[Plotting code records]
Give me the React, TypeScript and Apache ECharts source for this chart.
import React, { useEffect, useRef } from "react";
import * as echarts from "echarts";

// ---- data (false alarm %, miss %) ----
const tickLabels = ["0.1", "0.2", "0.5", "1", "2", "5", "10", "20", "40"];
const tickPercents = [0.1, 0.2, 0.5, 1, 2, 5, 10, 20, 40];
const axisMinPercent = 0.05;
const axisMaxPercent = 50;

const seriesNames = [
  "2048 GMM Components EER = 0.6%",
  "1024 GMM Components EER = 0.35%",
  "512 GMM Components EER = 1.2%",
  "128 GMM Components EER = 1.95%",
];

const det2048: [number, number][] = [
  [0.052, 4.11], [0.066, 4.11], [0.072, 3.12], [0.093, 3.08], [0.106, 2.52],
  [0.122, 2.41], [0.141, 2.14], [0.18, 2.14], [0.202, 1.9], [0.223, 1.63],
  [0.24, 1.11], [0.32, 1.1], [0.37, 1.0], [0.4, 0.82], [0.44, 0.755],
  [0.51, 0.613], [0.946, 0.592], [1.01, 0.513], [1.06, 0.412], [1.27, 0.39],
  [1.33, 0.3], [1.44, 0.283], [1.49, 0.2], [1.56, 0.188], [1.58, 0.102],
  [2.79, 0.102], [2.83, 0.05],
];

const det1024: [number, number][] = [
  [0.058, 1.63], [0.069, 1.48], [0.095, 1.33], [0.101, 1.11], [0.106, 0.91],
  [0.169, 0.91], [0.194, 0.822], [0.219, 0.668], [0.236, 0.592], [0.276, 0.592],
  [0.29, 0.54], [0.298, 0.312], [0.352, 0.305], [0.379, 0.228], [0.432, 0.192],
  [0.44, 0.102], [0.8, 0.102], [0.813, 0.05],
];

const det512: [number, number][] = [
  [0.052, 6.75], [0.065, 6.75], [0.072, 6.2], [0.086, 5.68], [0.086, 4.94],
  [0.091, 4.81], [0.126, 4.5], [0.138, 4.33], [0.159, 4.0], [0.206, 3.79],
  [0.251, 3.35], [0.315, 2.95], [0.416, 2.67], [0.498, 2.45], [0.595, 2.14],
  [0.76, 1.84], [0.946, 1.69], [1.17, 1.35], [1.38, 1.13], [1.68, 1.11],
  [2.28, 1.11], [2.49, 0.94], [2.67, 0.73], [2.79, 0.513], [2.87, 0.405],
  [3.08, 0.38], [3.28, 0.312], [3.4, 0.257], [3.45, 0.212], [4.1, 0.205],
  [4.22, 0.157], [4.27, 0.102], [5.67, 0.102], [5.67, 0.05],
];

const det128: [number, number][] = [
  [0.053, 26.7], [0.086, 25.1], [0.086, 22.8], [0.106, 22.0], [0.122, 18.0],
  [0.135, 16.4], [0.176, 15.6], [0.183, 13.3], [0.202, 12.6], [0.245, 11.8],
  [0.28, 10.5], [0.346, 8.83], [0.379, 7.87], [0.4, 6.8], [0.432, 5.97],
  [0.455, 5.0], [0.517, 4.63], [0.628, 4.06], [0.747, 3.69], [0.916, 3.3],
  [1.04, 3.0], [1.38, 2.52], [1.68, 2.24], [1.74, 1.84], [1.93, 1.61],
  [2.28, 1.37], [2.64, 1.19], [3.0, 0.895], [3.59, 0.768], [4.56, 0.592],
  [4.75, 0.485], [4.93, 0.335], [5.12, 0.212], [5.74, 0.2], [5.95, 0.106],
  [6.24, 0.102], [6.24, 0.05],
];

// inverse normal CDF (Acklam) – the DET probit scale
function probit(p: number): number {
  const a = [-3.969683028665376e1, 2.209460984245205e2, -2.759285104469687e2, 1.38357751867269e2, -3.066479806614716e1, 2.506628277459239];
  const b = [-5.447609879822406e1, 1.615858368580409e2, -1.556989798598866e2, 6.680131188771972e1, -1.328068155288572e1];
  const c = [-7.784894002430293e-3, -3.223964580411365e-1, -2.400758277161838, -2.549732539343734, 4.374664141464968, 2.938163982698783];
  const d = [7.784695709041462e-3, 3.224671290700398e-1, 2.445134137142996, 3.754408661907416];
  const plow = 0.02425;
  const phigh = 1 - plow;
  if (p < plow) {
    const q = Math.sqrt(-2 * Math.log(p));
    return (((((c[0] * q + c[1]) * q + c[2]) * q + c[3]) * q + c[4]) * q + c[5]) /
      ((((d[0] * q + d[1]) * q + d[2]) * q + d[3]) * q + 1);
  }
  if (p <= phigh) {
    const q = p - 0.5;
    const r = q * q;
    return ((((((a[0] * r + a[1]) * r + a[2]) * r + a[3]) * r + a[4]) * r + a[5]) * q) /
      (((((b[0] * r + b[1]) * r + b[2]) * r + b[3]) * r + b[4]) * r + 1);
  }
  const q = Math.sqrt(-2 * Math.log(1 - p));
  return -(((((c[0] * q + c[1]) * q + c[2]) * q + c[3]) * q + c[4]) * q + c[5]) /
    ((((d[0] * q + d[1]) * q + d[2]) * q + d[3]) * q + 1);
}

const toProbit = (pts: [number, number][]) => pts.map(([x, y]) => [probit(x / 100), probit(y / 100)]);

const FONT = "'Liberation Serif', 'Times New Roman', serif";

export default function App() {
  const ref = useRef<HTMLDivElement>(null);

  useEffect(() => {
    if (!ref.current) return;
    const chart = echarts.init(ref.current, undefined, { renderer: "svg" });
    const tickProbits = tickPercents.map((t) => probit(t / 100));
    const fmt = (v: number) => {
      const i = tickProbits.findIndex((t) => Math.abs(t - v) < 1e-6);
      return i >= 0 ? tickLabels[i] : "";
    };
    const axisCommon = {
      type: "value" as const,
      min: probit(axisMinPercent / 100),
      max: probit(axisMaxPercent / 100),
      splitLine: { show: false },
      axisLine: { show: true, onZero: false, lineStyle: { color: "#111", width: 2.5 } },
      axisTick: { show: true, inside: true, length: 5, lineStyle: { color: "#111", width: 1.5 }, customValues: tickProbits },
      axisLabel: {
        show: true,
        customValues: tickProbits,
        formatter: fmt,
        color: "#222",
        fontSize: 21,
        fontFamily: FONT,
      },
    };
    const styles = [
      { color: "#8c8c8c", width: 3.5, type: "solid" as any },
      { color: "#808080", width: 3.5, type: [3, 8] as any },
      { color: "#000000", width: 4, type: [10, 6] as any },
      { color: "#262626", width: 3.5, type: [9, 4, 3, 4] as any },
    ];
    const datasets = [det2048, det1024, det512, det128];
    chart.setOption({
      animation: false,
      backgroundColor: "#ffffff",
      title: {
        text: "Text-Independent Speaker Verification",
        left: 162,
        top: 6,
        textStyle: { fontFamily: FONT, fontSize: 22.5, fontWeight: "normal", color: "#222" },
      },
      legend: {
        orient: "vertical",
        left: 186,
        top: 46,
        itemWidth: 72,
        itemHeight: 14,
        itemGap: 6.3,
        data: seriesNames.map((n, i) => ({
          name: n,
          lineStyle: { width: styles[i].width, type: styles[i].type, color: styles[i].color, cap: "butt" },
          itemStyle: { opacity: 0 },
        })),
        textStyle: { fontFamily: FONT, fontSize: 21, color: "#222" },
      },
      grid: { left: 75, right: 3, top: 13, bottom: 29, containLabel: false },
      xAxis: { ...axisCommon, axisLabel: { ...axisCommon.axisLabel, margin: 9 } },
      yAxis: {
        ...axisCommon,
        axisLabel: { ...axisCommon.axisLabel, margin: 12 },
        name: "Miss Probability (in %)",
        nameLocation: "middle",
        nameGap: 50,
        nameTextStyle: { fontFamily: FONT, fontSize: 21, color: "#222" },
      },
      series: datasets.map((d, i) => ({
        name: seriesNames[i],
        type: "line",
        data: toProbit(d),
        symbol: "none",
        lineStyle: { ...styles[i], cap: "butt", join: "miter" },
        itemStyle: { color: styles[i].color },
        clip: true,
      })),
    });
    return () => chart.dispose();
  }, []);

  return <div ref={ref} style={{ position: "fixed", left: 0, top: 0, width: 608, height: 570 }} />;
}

* * *

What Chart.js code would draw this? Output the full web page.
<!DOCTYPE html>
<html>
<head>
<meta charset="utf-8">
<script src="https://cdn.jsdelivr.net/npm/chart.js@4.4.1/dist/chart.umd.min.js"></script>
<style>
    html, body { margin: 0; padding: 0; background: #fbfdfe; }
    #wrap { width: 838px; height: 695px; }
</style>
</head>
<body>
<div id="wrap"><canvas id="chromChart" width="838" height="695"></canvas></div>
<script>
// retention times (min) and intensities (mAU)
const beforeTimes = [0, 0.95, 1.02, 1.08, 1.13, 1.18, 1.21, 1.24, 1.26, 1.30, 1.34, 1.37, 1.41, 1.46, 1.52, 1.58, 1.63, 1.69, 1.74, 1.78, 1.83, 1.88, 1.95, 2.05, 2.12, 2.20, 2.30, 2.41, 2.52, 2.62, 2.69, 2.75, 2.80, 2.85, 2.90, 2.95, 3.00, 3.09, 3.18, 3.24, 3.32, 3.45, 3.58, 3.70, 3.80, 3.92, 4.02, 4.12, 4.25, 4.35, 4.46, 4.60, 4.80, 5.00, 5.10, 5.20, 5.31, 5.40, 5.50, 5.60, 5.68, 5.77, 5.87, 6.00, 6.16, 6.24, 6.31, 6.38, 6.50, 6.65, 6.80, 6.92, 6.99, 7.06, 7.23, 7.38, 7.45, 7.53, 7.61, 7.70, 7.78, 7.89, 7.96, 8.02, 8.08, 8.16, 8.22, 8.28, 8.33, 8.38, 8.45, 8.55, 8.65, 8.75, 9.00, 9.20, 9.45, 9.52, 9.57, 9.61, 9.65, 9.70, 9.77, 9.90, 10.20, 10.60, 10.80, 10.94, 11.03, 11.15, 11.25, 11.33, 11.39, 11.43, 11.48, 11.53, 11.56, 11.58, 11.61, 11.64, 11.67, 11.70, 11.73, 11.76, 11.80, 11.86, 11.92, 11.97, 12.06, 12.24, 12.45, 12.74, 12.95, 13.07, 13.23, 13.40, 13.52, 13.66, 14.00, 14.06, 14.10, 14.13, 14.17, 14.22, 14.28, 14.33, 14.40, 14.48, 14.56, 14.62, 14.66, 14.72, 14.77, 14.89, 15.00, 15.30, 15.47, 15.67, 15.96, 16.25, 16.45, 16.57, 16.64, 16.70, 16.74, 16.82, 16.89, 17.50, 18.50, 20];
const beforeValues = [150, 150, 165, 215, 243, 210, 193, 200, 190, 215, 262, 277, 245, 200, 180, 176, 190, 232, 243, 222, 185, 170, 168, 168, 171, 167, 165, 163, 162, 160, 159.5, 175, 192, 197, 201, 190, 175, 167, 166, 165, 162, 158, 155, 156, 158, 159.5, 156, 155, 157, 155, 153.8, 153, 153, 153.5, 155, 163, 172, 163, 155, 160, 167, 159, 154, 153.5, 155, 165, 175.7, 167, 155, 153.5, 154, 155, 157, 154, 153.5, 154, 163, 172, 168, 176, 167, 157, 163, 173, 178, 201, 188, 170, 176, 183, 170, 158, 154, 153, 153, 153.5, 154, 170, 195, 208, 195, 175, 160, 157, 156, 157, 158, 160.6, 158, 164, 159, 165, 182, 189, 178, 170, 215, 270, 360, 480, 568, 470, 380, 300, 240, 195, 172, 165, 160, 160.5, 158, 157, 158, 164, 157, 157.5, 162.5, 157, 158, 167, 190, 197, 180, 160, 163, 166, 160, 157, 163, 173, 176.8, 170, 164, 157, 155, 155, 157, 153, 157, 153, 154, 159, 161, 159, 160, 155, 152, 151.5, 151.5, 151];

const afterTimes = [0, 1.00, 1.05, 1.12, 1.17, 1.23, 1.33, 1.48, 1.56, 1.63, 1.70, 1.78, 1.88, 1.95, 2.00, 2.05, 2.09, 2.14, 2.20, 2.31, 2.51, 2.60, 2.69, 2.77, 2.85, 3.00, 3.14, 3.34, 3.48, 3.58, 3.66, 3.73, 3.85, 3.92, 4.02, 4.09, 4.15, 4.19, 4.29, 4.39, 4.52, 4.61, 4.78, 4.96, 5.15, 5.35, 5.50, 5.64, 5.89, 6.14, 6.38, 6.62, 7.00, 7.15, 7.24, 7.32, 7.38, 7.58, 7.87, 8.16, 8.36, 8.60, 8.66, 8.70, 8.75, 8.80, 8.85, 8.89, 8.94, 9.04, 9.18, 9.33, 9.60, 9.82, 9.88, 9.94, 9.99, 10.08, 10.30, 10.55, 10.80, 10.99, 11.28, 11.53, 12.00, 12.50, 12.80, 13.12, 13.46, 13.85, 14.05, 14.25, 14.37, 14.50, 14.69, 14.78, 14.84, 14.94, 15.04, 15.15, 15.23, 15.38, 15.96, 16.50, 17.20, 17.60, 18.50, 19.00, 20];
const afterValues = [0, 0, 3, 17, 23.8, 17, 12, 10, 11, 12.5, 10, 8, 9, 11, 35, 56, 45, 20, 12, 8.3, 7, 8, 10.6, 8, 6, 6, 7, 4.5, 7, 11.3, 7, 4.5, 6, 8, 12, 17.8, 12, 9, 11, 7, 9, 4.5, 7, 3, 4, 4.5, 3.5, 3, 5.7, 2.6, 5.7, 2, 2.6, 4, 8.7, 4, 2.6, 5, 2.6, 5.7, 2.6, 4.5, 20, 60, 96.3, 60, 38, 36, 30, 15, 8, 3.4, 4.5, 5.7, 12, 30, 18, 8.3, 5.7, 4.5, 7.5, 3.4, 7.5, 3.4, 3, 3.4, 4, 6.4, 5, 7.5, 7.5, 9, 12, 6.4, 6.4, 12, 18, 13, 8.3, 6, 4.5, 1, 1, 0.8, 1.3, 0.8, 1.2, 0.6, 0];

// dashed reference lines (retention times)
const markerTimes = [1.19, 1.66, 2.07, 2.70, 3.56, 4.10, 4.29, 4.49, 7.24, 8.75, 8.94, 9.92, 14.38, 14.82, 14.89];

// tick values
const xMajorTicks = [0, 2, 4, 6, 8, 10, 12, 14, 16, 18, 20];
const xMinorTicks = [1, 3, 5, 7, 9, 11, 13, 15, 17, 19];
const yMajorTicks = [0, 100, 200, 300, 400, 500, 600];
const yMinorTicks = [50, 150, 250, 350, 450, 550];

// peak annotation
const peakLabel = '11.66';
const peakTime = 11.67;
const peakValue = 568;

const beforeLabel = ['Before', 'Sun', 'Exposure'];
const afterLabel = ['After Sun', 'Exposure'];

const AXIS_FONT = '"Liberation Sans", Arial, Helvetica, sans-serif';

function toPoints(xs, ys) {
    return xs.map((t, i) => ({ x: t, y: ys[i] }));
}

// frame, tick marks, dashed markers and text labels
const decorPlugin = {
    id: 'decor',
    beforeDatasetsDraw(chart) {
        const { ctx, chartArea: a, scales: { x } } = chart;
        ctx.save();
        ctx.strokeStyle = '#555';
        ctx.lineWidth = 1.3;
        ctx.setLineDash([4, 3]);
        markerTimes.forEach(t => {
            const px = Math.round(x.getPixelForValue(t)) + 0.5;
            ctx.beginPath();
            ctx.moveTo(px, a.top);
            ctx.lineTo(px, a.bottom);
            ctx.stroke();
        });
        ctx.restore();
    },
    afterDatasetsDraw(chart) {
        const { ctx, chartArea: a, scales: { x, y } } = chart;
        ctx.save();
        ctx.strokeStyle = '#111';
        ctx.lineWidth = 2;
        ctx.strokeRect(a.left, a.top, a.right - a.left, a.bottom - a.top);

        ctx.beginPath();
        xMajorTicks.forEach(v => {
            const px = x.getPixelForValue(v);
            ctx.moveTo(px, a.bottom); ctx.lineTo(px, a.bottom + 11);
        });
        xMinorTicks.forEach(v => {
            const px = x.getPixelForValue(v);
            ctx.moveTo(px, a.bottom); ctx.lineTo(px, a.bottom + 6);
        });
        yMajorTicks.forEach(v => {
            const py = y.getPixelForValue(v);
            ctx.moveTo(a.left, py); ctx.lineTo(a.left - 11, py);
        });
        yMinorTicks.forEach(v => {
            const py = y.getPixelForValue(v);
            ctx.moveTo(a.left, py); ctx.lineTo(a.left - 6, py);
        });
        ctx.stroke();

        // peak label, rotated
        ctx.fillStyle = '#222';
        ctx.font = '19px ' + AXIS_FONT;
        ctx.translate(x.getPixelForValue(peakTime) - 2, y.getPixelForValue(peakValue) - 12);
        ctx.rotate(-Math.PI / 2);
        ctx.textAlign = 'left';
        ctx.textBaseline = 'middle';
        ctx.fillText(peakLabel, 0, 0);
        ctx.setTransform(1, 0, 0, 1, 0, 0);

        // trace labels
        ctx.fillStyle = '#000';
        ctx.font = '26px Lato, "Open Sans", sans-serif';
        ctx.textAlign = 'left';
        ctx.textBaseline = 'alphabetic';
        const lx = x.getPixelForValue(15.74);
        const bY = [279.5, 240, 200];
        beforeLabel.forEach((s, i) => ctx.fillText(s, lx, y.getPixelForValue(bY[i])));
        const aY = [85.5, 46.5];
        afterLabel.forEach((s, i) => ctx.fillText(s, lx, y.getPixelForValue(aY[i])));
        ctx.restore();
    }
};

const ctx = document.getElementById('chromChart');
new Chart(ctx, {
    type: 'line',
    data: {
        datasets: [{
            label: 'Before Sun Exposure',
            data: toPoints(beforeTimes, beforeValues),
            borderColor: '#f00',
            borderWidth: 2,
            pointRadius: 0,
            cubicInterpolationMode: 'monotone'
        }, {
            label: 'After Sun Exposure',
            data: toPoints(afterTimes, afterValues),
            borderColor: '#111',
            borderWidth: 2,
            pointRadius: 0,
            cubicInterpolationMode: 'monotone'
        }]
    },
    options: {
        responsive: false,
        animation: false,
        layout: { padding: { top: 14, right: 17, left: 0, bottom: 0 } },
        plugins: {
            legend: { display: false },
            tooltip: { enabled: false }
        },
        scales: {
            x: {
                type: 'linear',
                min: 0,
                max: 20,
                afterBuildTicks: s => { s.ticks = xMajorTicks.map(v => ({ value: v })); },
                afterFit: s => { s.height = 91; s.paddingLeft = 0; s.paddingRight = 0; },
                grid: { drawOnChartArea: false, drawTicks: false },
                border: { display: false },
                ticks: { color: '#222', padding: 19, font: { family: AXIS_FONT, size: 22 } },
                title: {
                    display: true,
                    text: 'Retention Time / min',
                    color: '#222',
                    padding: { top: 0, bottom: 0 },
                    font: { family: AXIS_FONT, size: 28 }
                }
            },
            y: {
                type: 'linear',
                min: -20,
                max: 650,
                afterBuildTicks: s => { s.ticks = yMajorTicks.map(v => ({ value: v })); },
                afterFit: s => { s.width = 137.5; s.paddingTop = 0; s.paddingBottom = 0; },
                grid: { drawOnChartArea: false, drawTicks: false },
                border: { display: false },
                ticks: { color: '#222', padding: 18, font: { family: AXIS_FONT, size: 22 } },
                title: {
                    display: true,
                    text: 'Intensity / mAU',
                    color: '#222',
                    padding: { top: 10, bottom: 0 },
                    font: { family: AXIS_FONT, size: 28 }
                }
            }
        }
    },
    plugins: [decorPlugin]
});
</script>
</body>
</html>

* Problem to solve *
Using the records above, gather all lines where the string "this" is present.

* Written answer *
Give me the React, TypeScript and Apache ECharts source for this chart.
What Chart.js code would draw this? Output the full web page.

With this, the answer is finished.